> [PROBLEM]
Print the entries verbatim, leaving out the images they contain.

> [STORED RECORDS]
------------------------------------------------
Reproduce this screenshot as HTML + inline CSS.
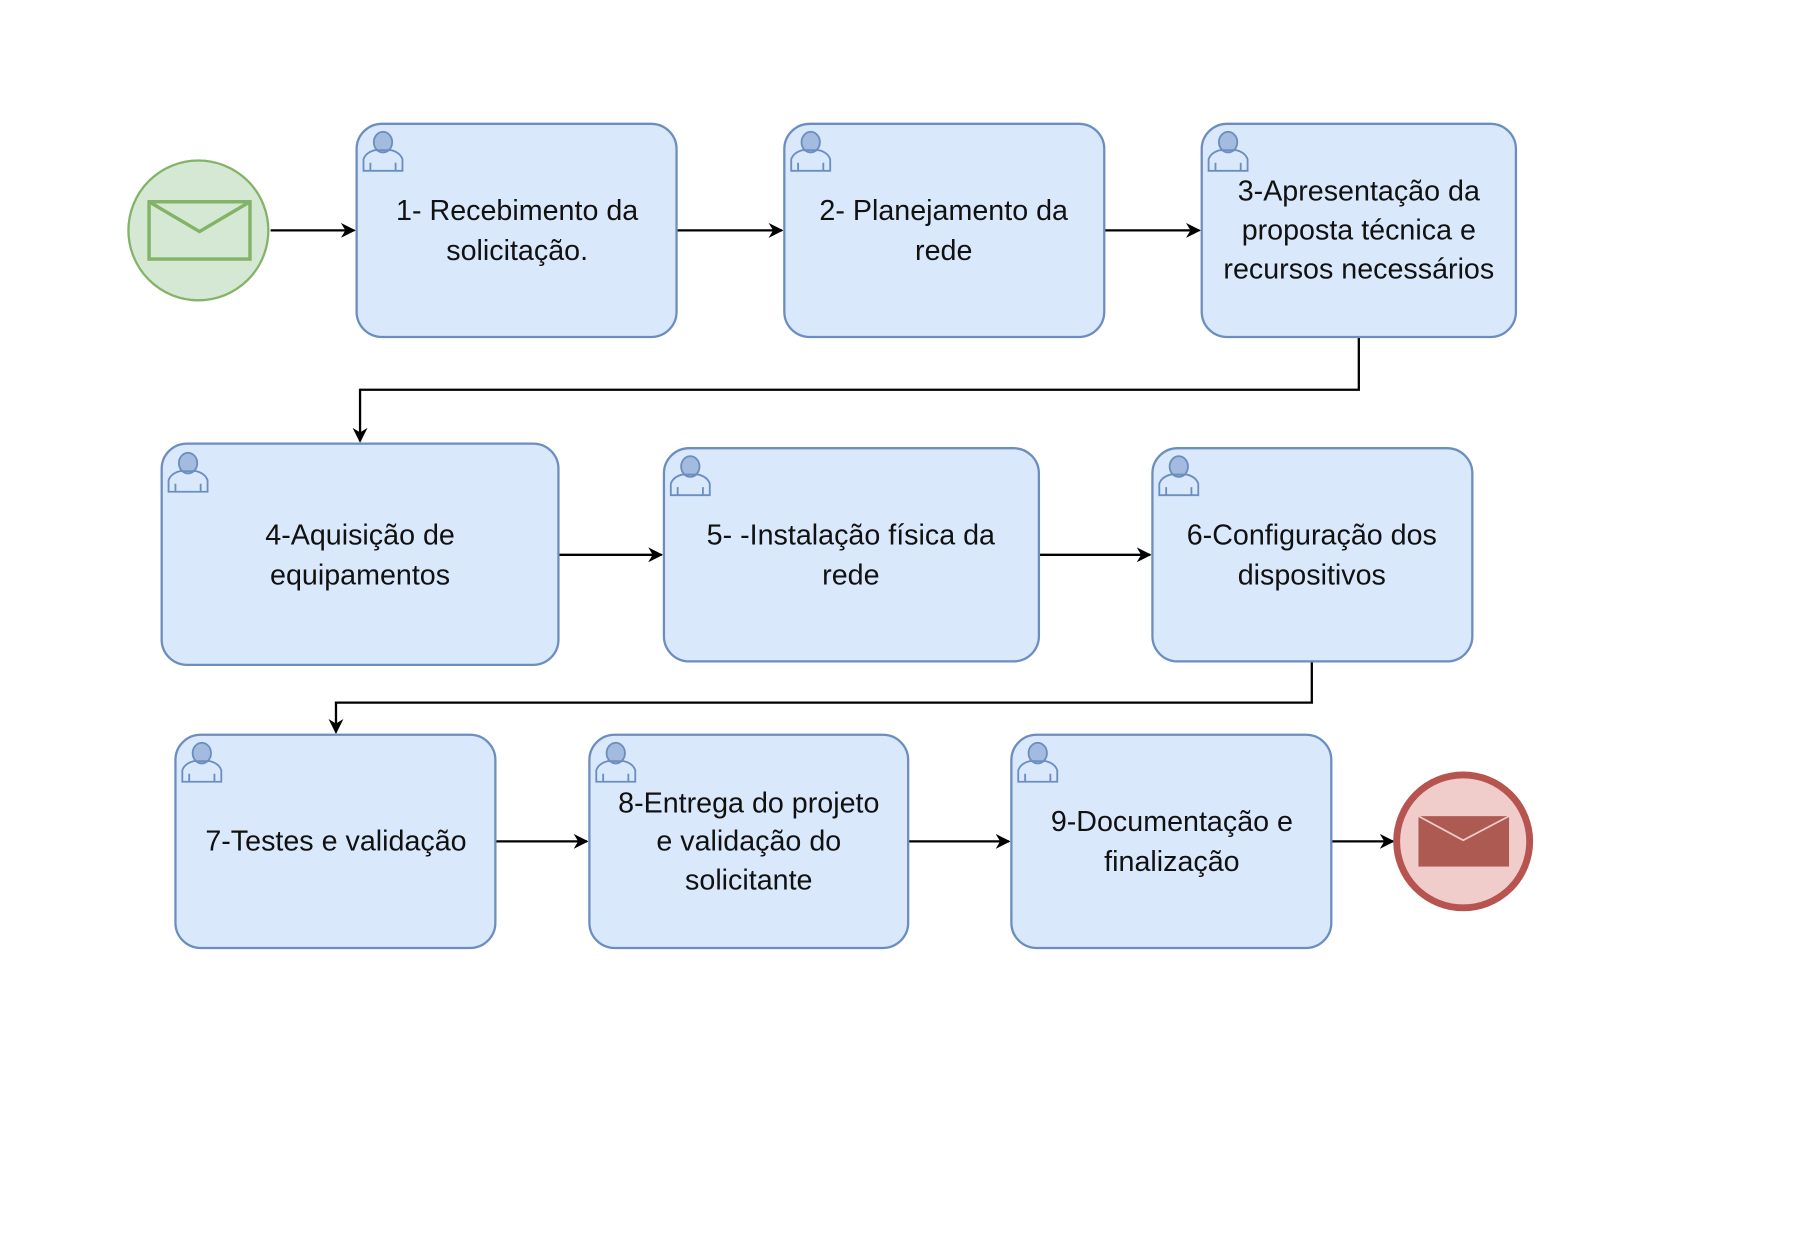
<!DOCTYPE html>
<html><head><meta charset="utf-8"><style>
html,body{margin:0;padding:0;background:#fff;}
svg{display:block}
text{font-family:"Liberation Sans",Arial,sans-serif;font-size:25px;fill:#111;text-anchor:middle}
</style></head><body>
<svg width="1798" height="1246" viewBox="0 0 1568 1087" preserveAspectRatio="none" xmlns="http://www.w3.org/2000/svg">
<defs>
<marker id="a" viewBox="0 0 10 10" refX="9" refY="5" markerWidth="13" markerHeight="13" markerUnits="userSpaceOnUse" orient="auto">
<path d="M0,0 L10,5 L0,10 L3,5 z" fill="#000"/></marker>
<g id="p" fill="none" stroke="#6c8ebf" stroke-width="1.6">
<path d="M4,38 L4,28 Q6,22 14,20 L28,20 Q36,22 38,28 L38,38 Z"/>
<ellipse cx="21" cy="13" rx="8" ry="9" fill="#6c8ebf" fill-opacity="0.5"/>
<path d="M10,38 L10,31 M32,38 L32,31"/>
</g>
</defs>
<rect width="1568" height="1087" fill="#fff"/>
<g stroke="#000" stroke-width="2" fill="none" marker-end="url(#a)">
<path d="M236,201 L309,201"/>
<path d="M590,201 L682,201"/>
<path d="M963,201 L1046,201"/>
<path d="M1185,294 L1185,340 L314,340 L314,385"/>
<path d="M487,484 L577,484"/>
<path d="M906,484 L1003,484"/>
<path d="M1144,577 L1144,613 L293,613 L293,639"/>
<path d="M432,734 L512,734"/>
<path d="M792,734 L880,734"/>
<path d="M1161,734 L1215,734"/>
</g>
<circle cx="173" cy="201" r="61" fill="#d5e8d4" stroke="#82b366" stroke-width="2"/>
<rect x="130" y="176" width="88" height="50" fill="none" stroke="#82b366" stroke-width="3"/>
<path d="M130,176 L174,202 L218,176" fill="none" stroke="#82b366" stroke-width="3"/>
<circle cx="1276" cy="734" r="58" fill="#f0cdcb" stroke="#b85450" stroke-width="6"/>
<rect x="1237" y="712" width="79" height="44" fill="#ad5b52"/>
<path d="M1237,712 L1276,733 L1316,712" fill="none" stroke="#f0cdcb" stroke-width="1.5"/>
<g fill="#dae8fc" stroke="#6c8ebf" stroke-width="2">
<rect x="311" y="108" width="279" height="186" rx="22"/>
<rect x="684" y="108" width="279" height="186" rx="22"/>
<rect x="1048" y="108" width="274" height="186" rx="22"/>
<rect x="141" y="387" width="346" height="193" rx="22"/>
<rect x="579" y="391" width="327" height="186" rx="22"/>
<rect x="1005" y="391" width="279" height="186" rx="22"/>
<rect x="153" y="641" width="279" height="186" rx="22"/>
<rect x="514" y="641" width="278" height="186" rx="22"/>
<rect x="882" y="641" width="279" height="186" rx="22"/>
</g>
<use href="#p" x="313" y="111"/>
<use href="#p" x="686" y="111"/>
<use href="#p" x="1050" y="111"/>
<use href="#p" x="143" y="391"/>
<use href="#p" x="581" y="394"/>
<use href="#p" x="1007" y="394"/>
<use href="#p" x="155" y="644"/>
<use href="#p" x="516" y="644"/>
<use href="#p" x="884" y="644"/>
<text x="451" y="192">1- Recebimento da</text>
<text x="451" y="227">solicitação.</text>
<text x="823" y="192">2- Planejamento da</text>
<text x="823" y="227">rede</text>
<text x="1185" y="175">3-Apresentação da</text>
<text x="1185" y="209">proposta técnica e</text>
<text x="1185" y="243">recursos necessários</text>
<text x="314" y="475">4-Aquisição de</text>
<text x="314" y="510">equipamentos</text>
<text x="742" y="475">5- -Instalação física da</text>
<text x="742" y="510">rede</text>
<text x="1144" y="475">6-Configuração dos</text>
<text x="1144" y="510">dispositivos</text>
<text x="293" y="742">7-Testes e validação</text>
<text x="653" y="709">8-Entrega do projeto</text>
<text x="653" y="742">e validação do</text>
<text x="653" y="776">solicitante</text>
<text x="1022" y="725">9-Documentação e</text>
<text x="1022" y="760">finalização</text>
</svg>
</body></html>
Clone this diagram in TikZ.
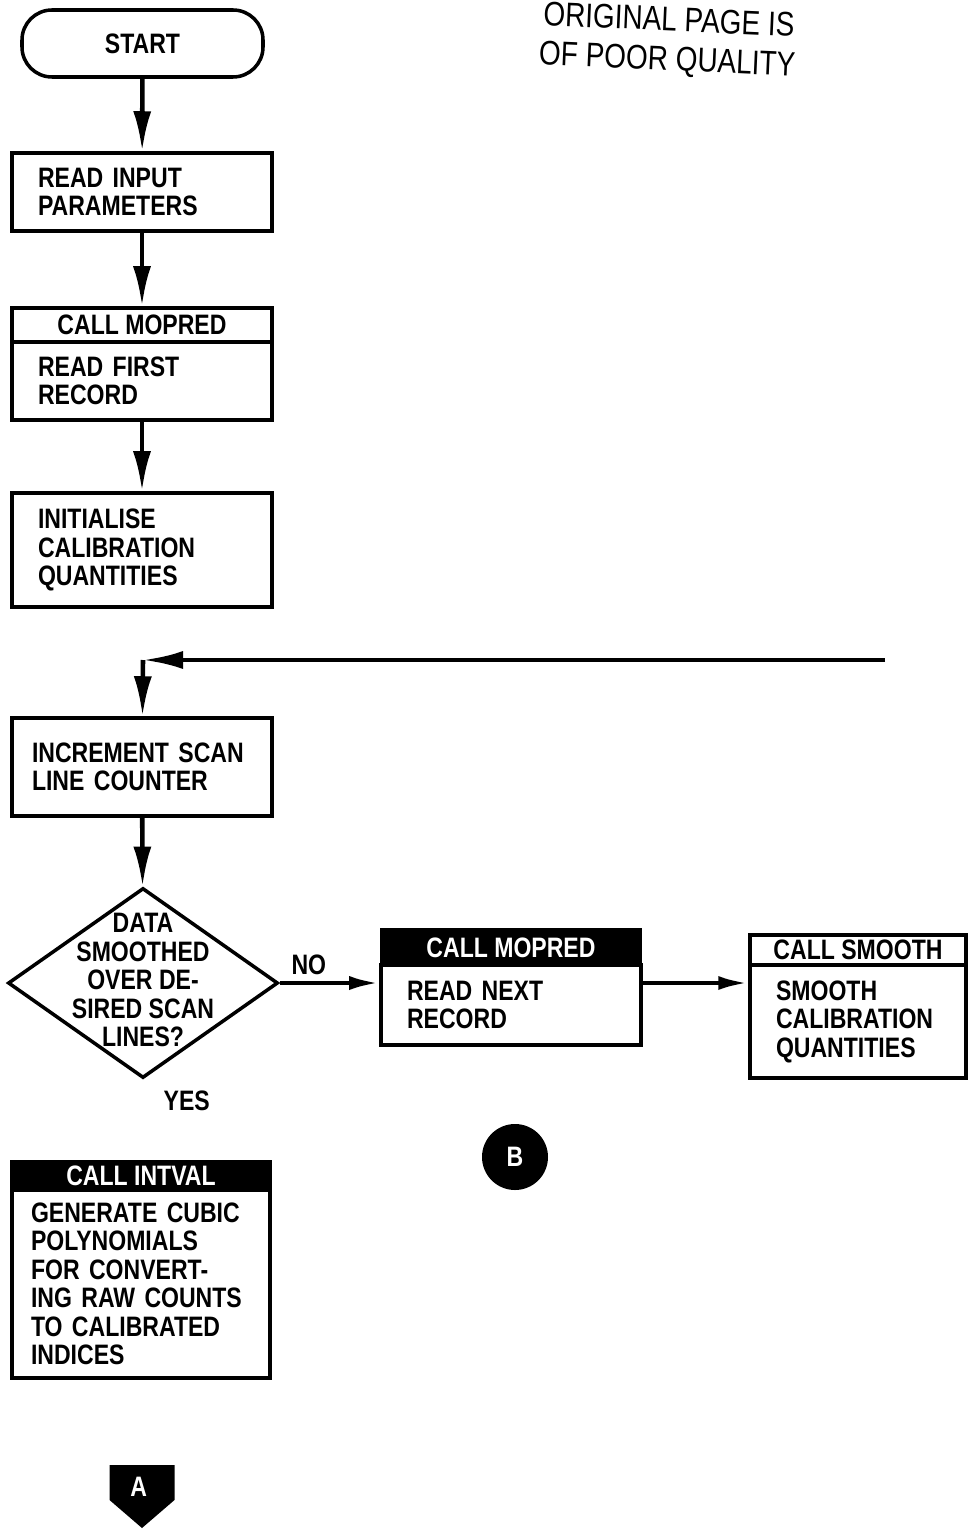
------------------------------------------------
> [THE RESULT]
Reproduce this screenshot as HTML + inline CSS.
<!DOCTYPE html>
<html><head><meta charset="utf-8"><style>
html,body{margin:0;padding:0;background:#fff;}
svg{display:block}
text{font-family:"Liberation Sans",Arial,sans-serif;font-size:25px;fill:#111;text-anchor:middle}
</style></head><body>
<svg width="1798" height="1246" viewBox="0 0 1568 1087" preserveAspectRatio="none" xmlns="http://www.w3.org/2000/svg">
<defs>
<marker id="a" viewBox="0 0 10 10" refX="9" refY="5" markerWidth="13" markerHeight="13" markerUnits="userSpaceOnUse" orient="auto">
<path d="M0,0 L10,5 L0,10 L3,5 z" fill="#000"/></marker>
<g id="p" fill="none" stroke="#6c8ebf" stroke-width="1.6">
<path d="M4,38 L4,28 Q6,22 14,20 L28,20 Q36,22 38,28 L38,38 Z"/>
<ellipse cx="21" cy="13" rx="8" ry="9" fill="#6c8ebf" fill-opacity="0.5"/>
<path d="M10,38 L10,31 M32,38 L32,31"/>
</g>
</defs>
<rect width="1568" height="1087" fill="#fff"/>
<g stroke="#000" stroke-width="2" fill="none" marker-end="url(#a)">
<path d="M236,201 L309,201"/>
<path d="M590,201 L682,201"/>
<path d="M963,201 L1046,201"/>
<path d="M1185,294 L1185,340 L314,340 L314,385"/>
<path d="M487,484 L577,484"/>
<path d="M906,484 L1003,484"/>
<path d="M1144,577 L1144,613 L293,613 L293,639"/>
<path d="M432,734 L512,734"/>
<path d="M792,734 L880,734"/>
<path d="M1161,734 L1215,734"/>
</g>
<circle cx="173" cy="201" r="61" fill="#d5e8d4" stroke="#82b366" stroke-width="2"/>
<rect x="130" y="176" width="88" height="50" fill="none" stroke="#82b366" stroke-width="3"/>
<path d="M130,176 L174,202 L218,176" fill="none" stroke="#82b366" stroke-width="3"/>
<circle cx="1276" cy="734" r="58" fill="#f0cdcb" stroke="#b85450" stroke-width="6"/>
<rect x="1237" y="712" width="79" height="44" fill="#ad5b52"/>
<path d="M1237,712 L1276,733 L1316,712" fill="none" stroke="#f0cdcb" stroke-width="1.5"/>
<g fill="#dae8fc" stroke="#6c8ebf" stroke-width="2">
<rect x="311" y="108" width="279" height="186" rx="22"/>
<rect x="684" y="108" width="279" height="186" rx="22"/>
<rect x="1048" y="108" width="274" height="186" rx="22"/>
<rect x="141" y="387" width="346" height="193" rx="22"/>
<rect x="579" y="391" width="327" height="186" rx="22"/>
<rect x="1005" y="391" width="279" height="186" rx="22"/>
<rect x="153" y="641" width="279" height="186" rx="22"/>
<rect x="514" y="641" width="278" height="186" rx="22"/>
<rect x="882" y="641" width="279" height="186" rx="22"/>
</g>
<use href="#p" x="313" y="111"/>
<use href="#p" x="686" y="111"/>
<use href="#p" x="1050" y="111"/>
<use href="#p" x="143" y="391"/>
<use href="#p" x="581" y="394"/>
<use href="#p" x="1007" y="394"/>
<use href="#p" x="155" y="644"/>
<use href="#p" x="516" y="644"/>
<use href="#p" x="884" y="644"/>
<text x="451" y="192">1- Recebimento da</text>
<text x="451" y="227">solicitação.</text>
<text x="823" y="192">2- Planejamento da</text>
<text x="823" y="227">rede</text>
<text x="1185" y="175">3-Apresentação da</text>
<text x="1185" y="209">proposta técnica e</text>
<text x="1185" y="243">recursos necessários</text>
<text x="314" y="475">4-Aquisição de</text>
<text x="314" y="510">equipamentos</text>
<text x="742" y="475">5- -Instalação física da</text>
<text x="742" y="510">rede</text>
<text x="1144" y="475">6-Configuração dos</text>
<text x="1144" y="510">dispositivos</text>
<text x="293" y="742">7-Testes e validação</text>
<text x="653" y="709">8-Entrega do projeto</text>
<text x="653" y="742">e validação do</text>
<text x="653" y="776">solicitante</text>
<text x="1022" y="725">9-Documentação e</text>
<text x="1022" y="760">finalização</text>
</svg>
</body></html>
Clone this diagram in TikZ.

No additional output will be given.